Ирвину говорили о том, что Ганди похож на капризную женщину, с которой вести себя следует особым образом. Главной чертой его характера было тщеславие, но Ирвин не стремился подстегивать его эго повышенным вниманием. Здесь возникала другая опасность: Ганди, наклонный к мистицизму, мог уверовать в то, что избран судьбою и неуязвим для карающей десницы британской власти. Однако мистицизм лорда Ирвина был стократ сильнее: «Сила воли этого человека, должно быть, огромна, чтобы вести его на этот марш. <…> Мне всегда говорили, что у него опасное кровяное давление и совершенно нехорошее сердце, а также мне сказали несколько дней назад, что его гороскоп предсказывает, что он умрет в этом году, и это – объяснение такого отчаянного броска. Это было бы очень счастливым решением»240
, – писал вице-король министру по делам Индии Бенну. Великобритания в эти дни сходила с ума. Видя, как их колония бесчинствует, а вице-король выжидает, Парламент свирепствовал. Особенно грозно по привычке выступал Уинстон Черчилль, клеймя на чем свет стоит Ирвина за его спокойствие и попустительство. Сам вице-король реагировал на это с ледяным презрением, заявив, что это всё тревожит его не больше, чем жужжание надоедливого москита.Не желая собственноручно причислять Ганди к лику святых, Ирвин продолжал медлить, но было понятно, что рано или поздно этого индийца нужно было арестовывать. Для этого требовался легальный повод, а пока «соляной поход» Ганди проходил по плану: 5 апреля он достиг Данди и демонстративно поднял пригоршню соли под вспышки фотокамер, чем уже нарушил соляную монополию и в принципе классифицировал себя как преступника. Понимал Ганди это или нет, но его действия действительно «пробудили Индию» и стали сигналом для многих и многих индийцев к намеренным нарушениям закона.
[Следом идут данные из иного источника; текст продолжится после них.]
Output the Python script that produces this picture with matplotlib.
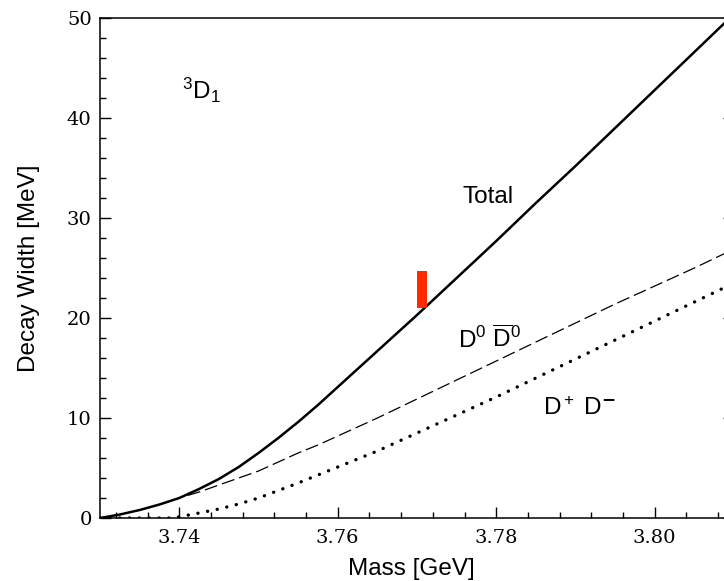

Оживились террористы и 19 апреля совершили набег на склад, убив шестерых британских служащих. 23 апреля в Пешаваре произошла еще более кровопролитная стычка. После того, как лидер мусульманского движения неповиновения Абдул Гаффар Хан произнес речь о сопротивлении британской власти и был арестован за подстрекательство к насилию, толпа его сторонников собралась на базаре. Навстречу им вышли войска полиции. Несмотря на все заявления о ненасильственном неповиновении, раздосадованные арестом лидера сторонники Гаффара стали бросать в полицию булыжники, в итоге один полицейский был убит. Вполне ожидаемо полицейские ответили огнем, который был радостно встречен толпой. Желая принести себя в жертву делу неповиновения, протестующие распахивали одежду и гордо встречали британские пули. По официальным данным, погибших было около 20, по неофициальным – от 400 до 500 человек.
Не отставал от Пешавара и Читтагонг. Там восстание было спланировано и подготовлено террористической организацией «Республиканская армия». Мятежники захватили арсенал, казармы и железнодорожную станцию. Город принадлежал им в течение нескольких дней. Силы британской полиции вынуждены были укрыться в порту и вызывать подкрепление из Калькутты, которое наконец подавило бунт. В других городах сжигали здания британской администрации, вели баррикадные бои, иными словами, в стране шла настоящая война.
Ирвин писал в Лондон Бенну: «Они отбросили теорию отказа от насилия ранее, чем мы ожидали. Они напомнили нам, что антиправительственная кампания находит неизбежное выражение в расовой ненависти и нападениях на европейцев и что наши мужчины и женщины будут первыми жертвами, если когда-нибудь мы потеряем контроль над ситуацией»241
. Понимая, что время пришло, вице-король опять написал министру по делам Индии: «Прежде чем это письмо достигнет Вас, возможно, необходимые решительные действия будут уже приняты. Несмотря на это, временная неприкосновенность, предоставленная ему, будет на нашем счету. Его арест теперь уже не будет предшествовать вспышкам насилия среди тех, кто утверждал, что идет под его флагами. <…> Мы избежим стимулировать его движение, как произошло бы, арестуй мы его на начальной стадии»242.